When a client receives a malformed server response it SHOULD(CAN?)
notify the resource that it is broken, by sending a ERR request,
identical in all ways except for the ERR method to the original
request, plus a couple of extra ERR specific headers:
-Error-Message: a human readable error message
-Error-Date: the date the request was initially sent
-Error-Method: the method (GET, POST, ...) of the original request.

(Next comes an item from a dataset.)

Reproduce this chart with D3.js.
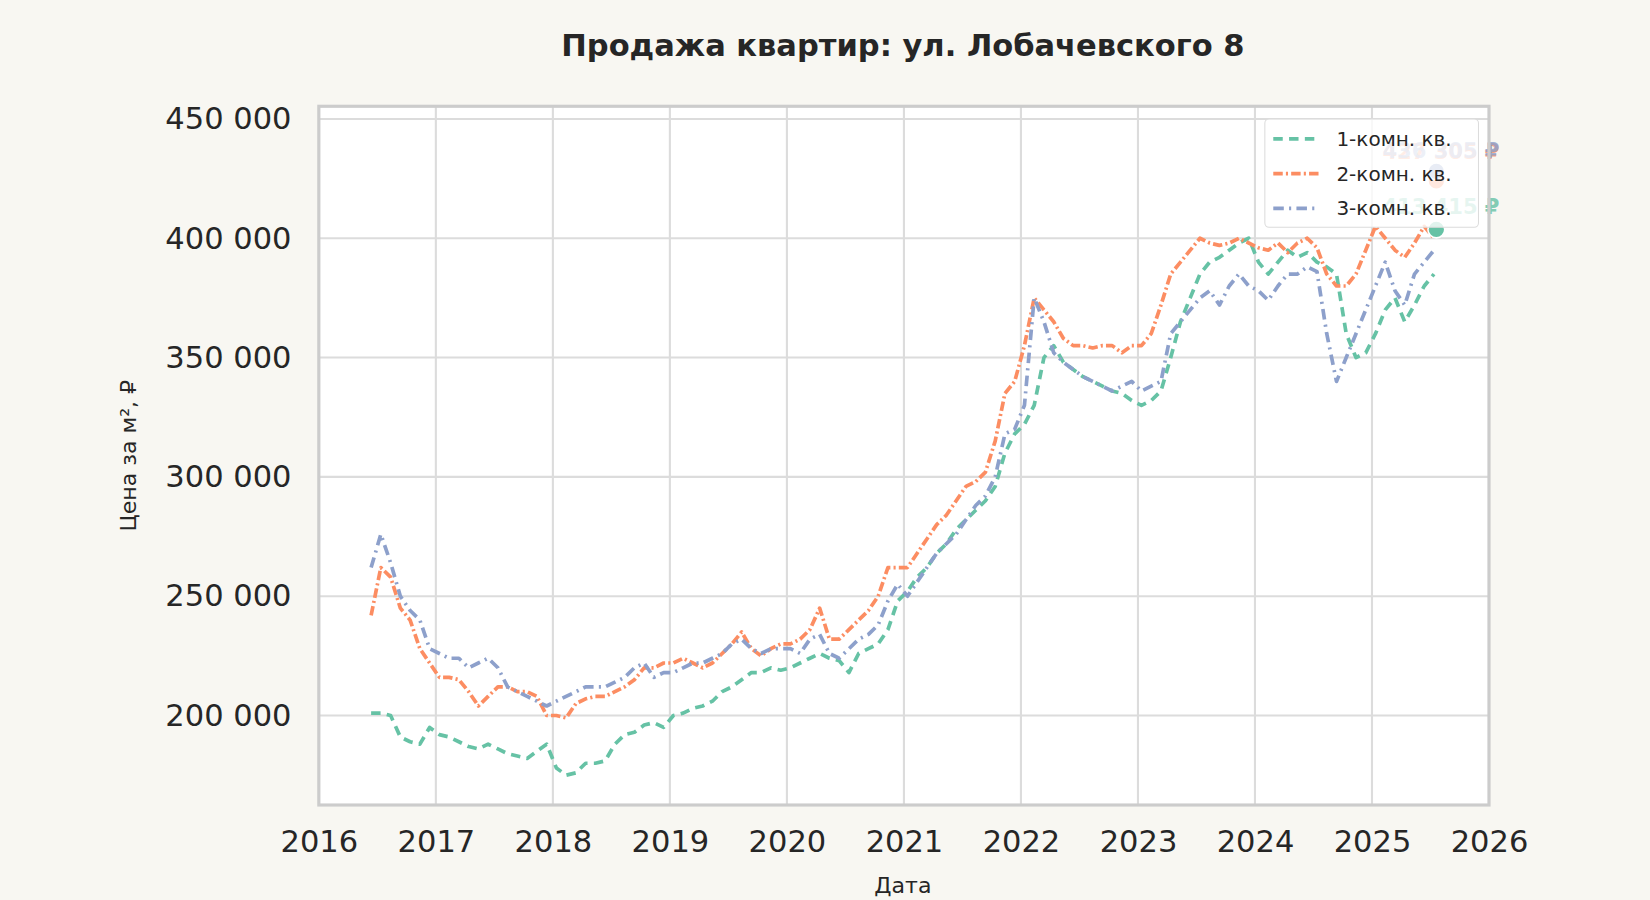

ERR should probably be limited to certain specific types of errors,
including things like broken XML, XML encoding incorrectly specified in
the header, etc. This is to be fleshed out...
EXAMPLE:
GET /index.xml HTTP/1.x
Content-encoding: text/xml; charset=UTF-8
Accept: */*
Accept-Encoding: gzip, deflate;q=1.0, identity;q=0.5, *;q=0
Accept-Language: en-us, ja;q=0.62, de-de;q=0.93, de;
...
<?xml version="1.0" encoding="iso-8859-1" ?>
<pløtz/>
The response is broken though clearly interpretable. Clients will
therefore attempt to accommodate the standards due to market pressure.
Market pressures are close to physical laws in their ferocity. We
cannot change them. As a result more an more such breakages will occur,
and the standards will be left in the dust of this vicious whirlwind.
In any case fighting against it is going to be very tiresome.
Much easier is to require clients to at least send an ERR response to
the resources if they are going to bypass the standards. If you allow
us to imagine a future where resources are intelligent enough to fix
themselves, we can see how this can help the web heal itself.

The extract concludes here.